Palms were the perfect example to focus on because they cannot form a freely reproducing community where the coldest temperature is below 5 C. The palms in Vancouver today, for example, are imported plants.

But during the Eocene Epoch, the world was a globally warmer place and there were elevated greenhouse gas levels in the atmosphere. Under these conditions, the frost sensitivities of these plants increased from 5 C to 8 C, and by establishing palms in the region, a baseline for winter temperatures was established as well.

Archibald says the difficulty was finding fossils of the palms because many of the fossil beds in the area are lake bed sites, meaning the leaves would have needed to fall into the mud of the lake to be fossilized. But with these types of palms, the leaves don’t fall off the trees — they hang onto the trunk like a skirt.

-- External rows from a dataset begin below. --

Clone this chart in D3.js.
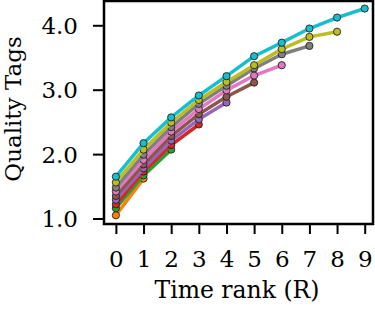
<!DOCTYPE html>
<html><head><meta charset="utf-8">
<script src="https://cdn.jsdelivr.net/npm/d3@7"></script>
<style>body{margin:0;background:#fff}svg{display:block}</style>
</head><body>
<svg id="c" width="375" height="311"></svg>
<script>
const ranks = [0,1,2,3,4,5,6,7,8,9];
const seriesNames = ["orange","green","red","purple","brown","pink","gray","olive","cyan"];
const seriesColors = ["#ff7f0e","#2ca02c","#d62728","#9467bd","#8c564b","#e377c2","#7f7f7f","#bcbd22","#17becf"];
const orangeVals = [1.05,1.62];
const greenVals  = [1.16,1.67,2.07];
const redVals    = [1.22,1.73,2.14,2.46];
const purpleVals = [1.29,1.78,2.21,2.54,2.80];
const brownVals  = [1.35,1.84,2.28,2.62,2.89,3.11];
const pinkVals   = [1.42,1.91,2.35,2.70,2.99,3.22,3.38];
const grayVals   = [1.48,1.99,2.42,2.78,3.06,3.33,3.55,3.68];
const oliveVals  = [1.56,2.07,2.49,2.84,3.12,3.38,3.63,3.82,3.90];
const cyanVals   = [1.65,2.17,2.57,2.91,3.21,3.52,3.73,3.95,4.12,4.26];
const allVals = [orangeVals,greenVals,redVals,purpleVals,brownVals,pinkVals,grayVals,oliveVals,cyanVals];
const yTicks = [1.0,2.0,3.0,4.0];
const xLabel = "Time rank (R)";
const yLabel = "Quality Tags";

const L=104, R=373, T=1, B=224;
const font = "DejaVu Serif";
const svg = d3.select("#c");
const x = d3.scaleLinear().domain([-0.43,9.3]).range([L,R]);
const y = d3.scaleLinear().domain([0.915,4.377]).range([B,T]);

const line = d3.line().x((d,i)=>x(ranks[i])).y(d=>y(d));
allVals.forEach((vals,k)=>{
  const g = svg.append("g");
  g.append("path").attr("d", line(vals)).attr("fill","none")
    .attr("stroke", seriesColors[k]).attr("stroke-width",3.5).attr("stroke-linejoin","round");
  g.selectAll("circle").data(vals).join("circle")
    .attr("cx",(d,i)=>x(ranks[i])).attr("cy",d=>y(d)).attr("r",3.6)
    .attr("fill",seriesColors[k]).attr("stroke","#222").attr("stroke-width",0.9);
});

const xa = svg.append("g").attr("transform",`translate(0,${B})`)
  .call(d3.axisBottom(x).tickValues(ranks).tickFormat(d3.format("d")).tickSize(10));
const ya = svg.append("g").attr("transform",`translate(${L},0)`)
  .call(d3.axisLeft(y).tickValues(yTicks).tickFormat(d3.format(".1f")).tickSize(11));
[xa,ya].forEach(a=>{
  a.select(".domain").remove();
  a.selectAll(".tick line").attr("stroke","#000").attr("stroke-width",2);
  a.selectAll(".tick text").attr("font-family",font).attr("font-size",23).attr("fill","#000");
});
xa.selectAll(".tick text").attr("y",42.5).attr("dy",0);
ya.selectAll(".tick text").attr("x",-26).attr("dy","0.36em");
svg.append("rect").attr("x",L).attr("y",T).attr("width",R-L).attr("height",B-T)
  .attr("fill","none").attr("stroke","#000").attr("stroke-width",2.5);

svg.append("text").attr("x",237).attr("y",298).attr("text-anchor","middle")
  .attr("font-family",font).attr("font-size",23.5).text(xLabel);
svg.append("text").attr("transform",`translate(20.5,109) rotate(-90)`).attr("text-anchor","middle")
  .attr("font-family",font).attr("font-size",23).text(yLabel);
</script>
</body></html>
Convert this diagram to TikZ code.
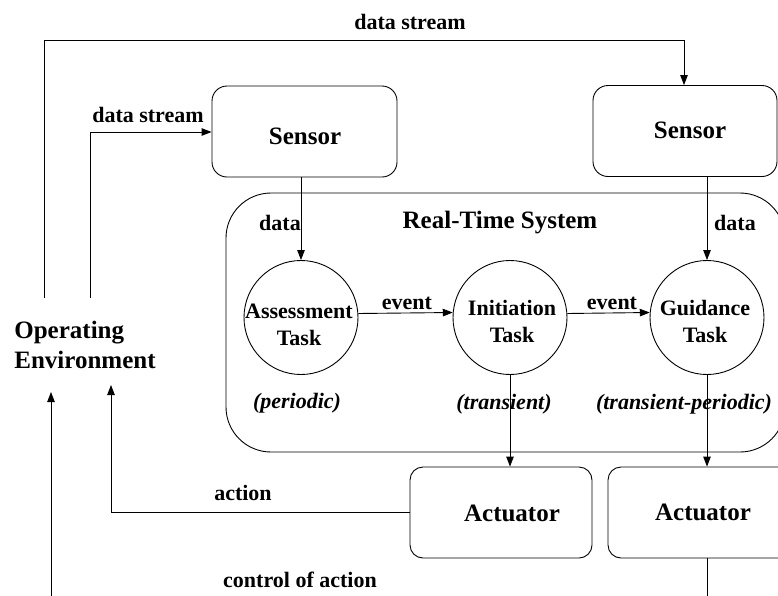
\documentclass[tikz,border=0pt]{standalone}
\usepackage{fontspec}
\setmainfont{Liberation Serif}
\usetikzlibrary{arrows.meta}
\begin{document}
\begin{tikzpicture}[x=1pt,y=-1pt,
  every node/.style={font=\fontsize{22}{27}\selectfont\bfseries, inner sep=0pt},
  big/.style={font=\fontsize{25}{30}\selectfont\bfseries},
  lab/.style={font=\fontsize{22}{27}\selectfont\bfseries},
  ital/.style={font=\fontsize{22}{27}\selectfont\bfseries\itshape},
  sbox/.style={draw, line width=0.9pt, rounded corners=15pt, minimum width=#1, minimum height=91pt},
  task/.style={draw, line width=0.9pt, circle, minimum size=114pt, align=center},
  conn/.style={line width=0.9pt, -{Triangle[length=10pt,width=7.5pt]}},
  plain/.style={line width=0.9pt}
]
\useasboundingbox (0,0) rectangle (778,595);
\clip (0,0) rectangle (778,595);

% Real-time system container
\node[draw, line width=0.9pt, rounded corners=45pt, minimum width=559pt, minimum height=259pt] (rts) at (505.5,322.5) {};
\node[big] (rtslabel) at (500,223) {Real-Time System};

% Sensors
\node[sbox=185pt] (sensorA) at (304.5,131.5) {};
\node[big] (sensorAlab) at (305,136) {Sensor};
\node[sbox=184pt] (sensorB) at (685,131) {};
\node[big] (sensorBlab) at (690,130) {Sensor};

% Actuators
\node[sbox=182pt, rounded corners=13pt] (actA) at (501,512.5) {};
\node[big] (actAlab) at (512,513) {Actuator};
\node[sbox=187pt, rounded corners=13pt] (actB) at (701.5,512.5) {};
\node[big] (actBlab) at (703,512) {Actuator};

% Tasks
\node[task] (assess) at (301,317.5) {};
\node[lab, align=center] (assesslab) at (299,325) {Assessment\\Task};
\node[task] (init) at (510,317.5) {};
\node[lab, align=center] (initlab) at (512,321) {Initiation\\Task};
\node[task] (guide) at (707,317.5) {};
\node[lab, align=center] (guidelab) at (705,321) {Guidance\\Task};

\node[ital] (per) at (297,403) {(periodic)};
\node[ital] (tra) at (504,404) {(transient)};
\node[ital] (trp) at (684,404) {(transient-periodic)};

% Operating environment
\node[big, align=left] (env) at (85,345) {Operating\\Environment};

% Free-end coordinates
\coordinate (envA) at (44,298);
\coordinate (envB) at (90,298);
\coordinate (envC) at (111,385);
\coordinate (envD) at (51,392);
\coordinate (low) at (51,640);

% Top data stream
\draw[conn] (envA) |- (684,40) -- (sensorB.north -| 684,0);
\node[lab] (ds1) at (410,22) {data stream};

% Left data stream
\draw[conn] (envB) |- (sensorA.west |- 0,132);
\node[lab] (ds2) at (148,115) {data stream};

% data arrows
\draw[conn] (assess.north |- sensorA.south) -- (assess.north);
\node[lab] (d1) at (280,223) {data};
\draw[conn] (guide.north |- sensorB.south) -- (guide.north);
\node[lab] (d2) at (735,223) {data};

% events
\draw[conn] (assess.4.5) -- (init.175.5);
\node[lab] (e1) at (407,303) {event};
\draw[conn] (init.4.5) -- (guide.175.5);
\node[lab] (e2) at (612,303) {event};

% to actuators
\draw[conn] (init.south) -- (init.south |- actA.north);
\draw[conn] (guide.south) -- (guide.south |- actB.north);

% action
\draw[conn] (actA.west) -| (envC);
\node[lab] (act) at (243,493) {action};

% control of action
\draw[conn] (guide.south |- actB.south) -- (guide.south |- low) -- (low) -- (envD);
\node[lab] (coa) at (300,580) {control of action};
\end{tikzpicture}
\end{document}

A new technique was implemented to find proof of the palms’ existence, which is where the beetles come in. Since finding palm fossils was difficult, researchers looked for beetle fossils, since evidence of the beetles’ presence would be undeniable evidence of palm presence.

Fortunately, the research team was successful in finding beetle fossils in several different sites. “We used the beetles as proxy thermometers to establish this climate type,” Archibald says.

He adds that this climate type is similar to what Canadians are experiencing now and will experience in the short-term future. It can help show how natural communities are affected by the change.